The New Yorker needed to unleash its language. But many critics have argued that the magazine's other attempts to be "provocative" -- that Avedon fashion spread, Annie Leibovitz's racy photos from the O.J. Simpson soap opera and some of Art Spiegelman's covers (an Easter bunny crucified on an IRS tax form) -- have often felt merely shallow and stagy. When longtime New Yorker writer George W. S. Trow handed in his resignation, he complained bitterly about the magazine's fascination with the Simpson case. "For you to kiss the ass of celebrity culture at this moment that way," he wrote, "is like selling your soul to get close to the Hapsburgs -- in 1913." To Brown's credit, she gave Trow's overheated letter a very public hearing at the magazine's 70th anniversary party in 1995. The actor John Lithgow read the letter, and then Debra Winger -- in what the New York Post described as "a suitably immaculate English accent" -- read Brown's response: "I am distraught at your defection, but since you never actually write anything, I should say I am notionally distraught."
ultimately, the issue probably isn't whether or not the New Yorker can survive the occasional cheesy stunt -- or, as Stanley Crouch might put it, the occasional clown or bikini babe. Instead it is whether, as Maureen Dowd suggested in a 1995 New York Times column, it might be worthwhile for Brown to use "her shock tactics more creatively -- on bold fiction or reportage."
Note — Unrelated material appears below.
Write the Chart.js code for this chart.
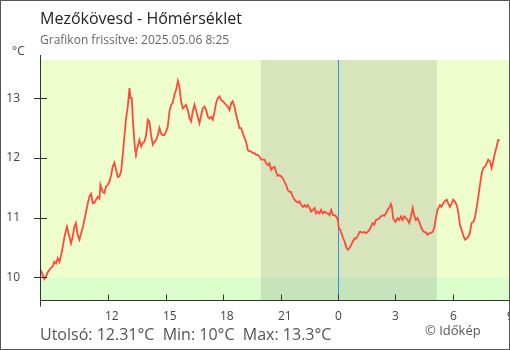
<!DOCTYPE html>
<html>
<head>
<meta charset="utf-8">
<script src="https://cdn.jsdelivr.net/npm/chart.js@4.4.1/dist/chart.umd.min.js"></script>
<style>
html,body{margin:0;padding:0;background:#fff;}
#wrap{width:510px;height:350px;position:relative;}
</style>
</head>
<body>
<div id="wrap"><canvas id="c" width="510" height="350"></canvas></div>
<script>
const titleText = "Mezőkövesd - Hőmérséklet";
const subtitleText = "Grafikon frissítve: 2025.05.06 8:25";
const unitText = "°C";
const footerText = "Utolsó: 12.31°C  Min: 10°C  Max: 13.3°C";
const creditText = "© Időkép";

const hours = [
8.42,8.47,8.56,8.65,8.73,8.82,8.96,9.08,9.17,9.26,9.35,9.44,9.52,9.61,9.70,9.83,9.91,10.04,10.13,10.22,10.30,10.39,10.48,10.57,10.65,10.74,10.83,10.92,11.01,11.09,11.18,11.27,11.35,11.44,11.53,11.58,11.70,11.79,11.87,11.96,12.05,12.14,12.22,12.31,12.40,12.49,12.57,
12.66,12.75,12.84,12.92,13.01,13.10,13.15,13.22,13.27,13.32,13.39,13.44,13.53,13.62,13.71,13.79,13.88,13.97,14.06,14.14,14.23,14.32,14.41,14.49,14.58,14.67,14.75,14.84,14.93,15.01,15.10,15.19,15.28,15.36,15.45,15.54,15.63,15.71,15.80,15.89,15.98,16.06,16.15,16.24,16.32,16.41,16.50,16.58,16.67,16.76,
16.85,16.93,17.02,17.11,17.20,17.28,17.37,17.46,17.55,17.63,17.72,17.81,17.89,17.98,18.07,18.15,18.24,18.33,18.42,18.50,18.59,18.68,18.77,18.85,18.94,19.03,19.12,19.20,19.29,19.38,19.46,19.55,19.64,19.72,19.81,19.90,19.99,20.07,20.16,20.25,20.34,20.42,20.51,20.60,20.69,20.77,
20.86,20.95,21.03,21.12,21.21,21.29,21.38,21.47,21.55,21.64,21.73,21.82,21.91,21.99,22.08,22.17,22.26,22.34,22.43,22.52,22.60,22.69,22.78,22.86,22.95,23.04,23.12,23.21,23.30,23.39,23.48,23.56,23.65,23.74,23.83,23.91,24.00,24.05,24.14,24.21,24.28,24.35,24.43,24.52,24.61,24.69,24.78,24.87,24.95,25.04,25.13,
25.20,25.29,25.38,25.46,25.55,25.64,25.73,25.81,25.90,25.99,26.08,26.16,26.25,26.34,26.42,26.51,26.60,26.68,26.77,26.82,26.89,27.00,27.12,27.21,27.30,27.38,27.47,27.56,27.65,27.73,27.82,27.91,27.99,28.08,28.17,28.25,28.34,28.43,28.51,28.60,28.69,28.78,28.86,28.95,29.04,29.12,29.21,
29.34,29.42,29.51,29.60,29.69,29.77,29.86,29.95,30.03,30.12,30.21,30.29,30.38,30.47,30.55,30.64,30.73,30.82,30.90,30.99,31.08,31.16,31.25,31.34,31.43,31.52,31.60,31.69,31.78,31.86,31.95,32.04,32.12,32.21,32.30,32.38,32.42
];
const temps = [
10.09,10.11,10.04,9.97,10.01,10.08,10.15,10.18,10.26,10.23,10.32,10.26,10.37,10.51,10.68,10.85,10.74,10.57,10.68,10.85,10.91,10.71,10.63,10.74,10.82,10.96,11.10,11.24,11.36,11.40,11.24,11.25,11.30,11.35,11.32,11.55,11.43,11.41,11.52,11.55,11.60,11.71,11.85,11.92,11.80,11.68,11.69,
11.77,12.06,12.38,12.66,12.86,13.17,13.00,13.00,12.66,12.44,12.13,12.08,12.19,12.30,12.19,12.25,12.27,12.38,12.64,12.61,12.38,12.22,12.27,12.30,12.38,12.50,12.41,12.38,12.38,12.44,12.52,12.78,12.89,12.92,13.06,13.14,13.29,13.19,12.94,12.83,12.86,12.89,12.80,12.66,12.61,12.78,12.89,12.80,12.69,12.58,
12.72,12.83,12.86,12.80,12.69,12.66,12.69,12.64,12.78,12.92,13.00,13.03,12.97,12.95,12.92,12.89,12.86,12.80,12.92,12.95,12.86,12.72,12.61,12.50,12.50,12.41,12.33,12.27,12.13,12.11,12.11,12.08,12.08,12.05,12.05,12.02,11.97,11.97,11.97,11.91,11.88,11.91,11.80,11.84,11.85,11.76,
11.70,11.71,11.69,11.66,11.60,11.55,11.46,11.43,11.43,11.35,11.30,11.27,11.25,11.27,11.21,11.18,11.21,11.18,11.21,11.16,11.10,11.13,11.16,11.07,11.10,11.07,11.13,11.07,11.10,11.08,11.07,11.04,11.13,11.04,11.04,11.02,10.96,10.82,10.79,10.71,10.65,10.60,10.51,10.46,10.49,10.54,10.60,10.65,10.65,10.69,10.76,
10.76,10.75,10.76,10.74,10.76,10.79,10.85,10.91,10.88,10.96,10.97,10.99,11.02,11.04,11.03,11.07,11.13,11.16,11.23,11.18,10.99,10.93,10.99,10.96,11.02,10.96,11.02,10.99,10.96,10.91,11.02,11.16,11.04,10.96,10.99,10.93,10.85,10.79,10.76,10.75,10.71,10.74,10.74,10.76,10.83,10.99,11.13,
11.21,11.18,11.24,11.28,11.30,11.24,11.18,11.24,11.30,11.27,11.21,11.10,10.88,10.79,10.71,10.63,10.65,10.68,10.74,10.91,10.93,10.99,11.16,11.35,11.55,11.74,11.83,11.85,11.91,11.97,11.94,11.83,11.94,12.08,12.19,12.30,12.31
];

const xTickValues = [12, 15, 18, 21, 24, 27, 30, 33];
const yTickValues = [10, 11, 12, 13];
const xRange = [8.42, 33.0];
const yRange = [9.62, 13.64];
const nightRange = [19.97, 29.17];
const midnight = 24;
const lowThreshold = 10;

const FONT = "'Open Sans', 'Noto Sans', sans-serif";

const decor = {
  id: 'decor',
  beforeDraw(chart) {
    const ctx = chart.ctx;
    const a = chart.chartArea;
    const xs = chart.scales.x, ys = chart.scales.y;
    ctx.save();
    ctx.fillStyle = '#ffffff';
    ctx.fillRect(0, 0, chart.width, chart.height);
    const yLow = ys.getPixelForValue(lowThreshold);
    const nx0 = xs.getPixelForValue(nightRange[0]);
    const nx1 = xs.getPixelForValue(nightRange[1]);
    ctx.fillStyle = '#eefdcc';
    ctx.fillRect(a.left, a.top, a.right - a.left, yLow - a.top);
    ctx.fillStyle = '#dcfdcc';
    ctx.fillRect(a.left, yLow, a.right - a.left, a.bottom - yLow);
    ctx.fillStyle = '#d8e4bb';
    ctx.fillRect(nx0, a.top, nx1 - nx0, yLow - a.top);
    ctx.fillStyle = '#c6e4bb';
    ctx.fillRect(nx0, yLow, nx1 - nx0, a.bottom - yLow);
    const mx = Math.round(xs.getPixelForValue(midnight)) + 0.5;
    ctx.strokeStyle = '#2196f3';
    ctx.lineWidth = 1;
    ctx.beginPath();
    ctx.moveTo(mx, a.top);
    ctx.lineTo(mx, a.bottom);
    ctx.stroke();
    ctx.restore();
  },
  afterDraw(chart) {
    const ctx = chart.ctx;
    const a = chart.chartArea;
    const xs = chart.scales.x, ys = chart.scales.y;
    ctx.save();
    ctx.strokeStyle = '#333';
    ctx.lineWidth = 1;
    const ax = Math.round(a.left) + 0.5;
    ctx.beginPath();
    ctx.moveTo(ax, 55);
    ctx.lineTo(ax, a.bottom);
    ctx.stroke();
    yTickValues.forEach(v => {
      const y = Math.round(ys.getPixelForValue(v)) + 0.5;
      ctx.beginPath();
      ctx.moveTo(a.left - 6, y);
      ctx.lineTo(a.left + 7, y);
      ctx.stroke();
    });
    const by = Math.round(a.bottom) + 0.5;
    ctx.beginPath();
    ctx.moveTo(ax, by);
    ctx.lineTo(ax, by + 6);
    ctx.stroke();
    ctx.font = '12px ' + FONT;
    ctx.fillStyle = '#444';
    ctx.textAlign = 'left';
    ctx.textBaseline = 'alphabetic';
    xTickValues.forEach(v => {
      const x = Math.round(xs.getPixelForValue(v)) + 0.5;
      ctx.beginPath();
      ctx.moveTo(x, by - 6);
      ctx.lineTo(x, by);
      ctx.stroke();
      ctx.fillText(String(v % 24), x - 3.5, 320);
    });
    ctx.fillStyle = '#222';
    ctx.font = '16px ' + FONT;
    ctx.fillText(titleText, 40, 24);
    ctx.fillStyle = '#666';
    ctx.font = '12px ' + FONT;
    ctx.fillText(subtitleText, 40, 44);
    ctx.fillStyle = '#444';
    ctx.fillText(unitText, 12, 55);
    ctx.fillStyle = '#555';
    ctx.font = '16px ' + FONT;
    ctx.fillText(footerText, 40, 340);
    ctx.font = '13px ' + FONT;
    ctx.fillText(creditText, 425, 335);
    ctx.strokeStyle = '#555';
    ctx.strokeRect(0.5, 0.5, chart.width - 1, chart.height - 1);
    ctx.restore();
  }
};

new Chart(document.getElementById('c'), {
  type: 'line',
  data: {
    datasets: [{
      data: hours.map((h, i) => ({ x: h, y: temps[i] })),
      borderColor: '#ff4a3a',
      borderWidth: 1.8,
      pointRadius: 0,
      tension: 0,
      fill: false
    }]
  },
  options: {
    responsive: false,
    animation: false,
    events: [],
    layout: { padding: { top: 60, left: 0, right: 0, bottom: 50 } },
    plugins: { legend: { display: false }, tooltip: { enabled: false }, title: { display: false } },
    scales: {
      x: {
        type: 'linear',
        min: xRange[0],
        max: xRange[1],
        ticks: { display: false },
        grid: { display: false, drawTicks: false },
        border: { display: true, color: '#333', width: 1 }
      },
      y: {
        min: yRange[0],
        max: yRange[1],
        afterBuildTicks: s => { s.ticks = yTickValues.map(v => ({ value: v })); },
        afterFit: s => { s.width = 40; },
        ticks: { color: '#444', font: { family: FONT, size: 12 }, padding: 20 },
        grid: { display: false, drawTicks: false },
        border: { display: true, color: '#333', width: 1 }
      }
    }
  },
  plugins: [decor]
});
</script>
</body>
</html>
As good as the New Yorker has often been under Brown's tenure, and as dramatically as she has revamped it, it is arguable that she has failed thus far to take some essential risks -- that is, to do the fundamental work of a pioneering editor. Her magazine, for example, has been far better at acquiring hot writers than discovering new ones. ("Who has she launched?" asks an editor at a national magazine.) Nor has her New Yorker delivered a fresh, original vision of America or the world in the way that, say, Rolling Stone did in the early '70s with Hunter S. Thompson, Joe Eszterhas and Timothy Crouse, or that Harold Ross did in the New Yorker's early days with writers like James Thurber, Dorothy Parker and S.J. Perelman. There's no statement behind the buzz.
Whatever power, mystique and moral seriousness the old New Yorker possessed was accumulated by staying above the fray -- by resolutely refusing to surrender to the urgencies of the moment. Under Tina Brown that mystique has been stripped briskly away. The magazine that remains is more like a supercharged cigarette boat, complete with flashy decals, than the roomy, well-worn frigate it once was -- it's agile, adept at tight turns. It's easy to find yourself admiring its sleekness while mourning its reduced throw weight.
Above all, you mourn the loss of the old New Yorker's stubborn individuality. Brown has made the New Yorker more readable by performing one fairly simple trick: She has made it more like every other magazine in America. Despite its high seriousness and its marvelous writers, the New Yorker feeds at the great trough of celebrity culture like all the rest.
At this moment, Tina Brown's magazine is probably the finest cigarette boat roaring through the choppy waters of American journalism -- but the sea is full of cigarette boats. She has entered her magazine in the race, and as she steers it toward the millennium, it's hard not to imagine others gaining on her.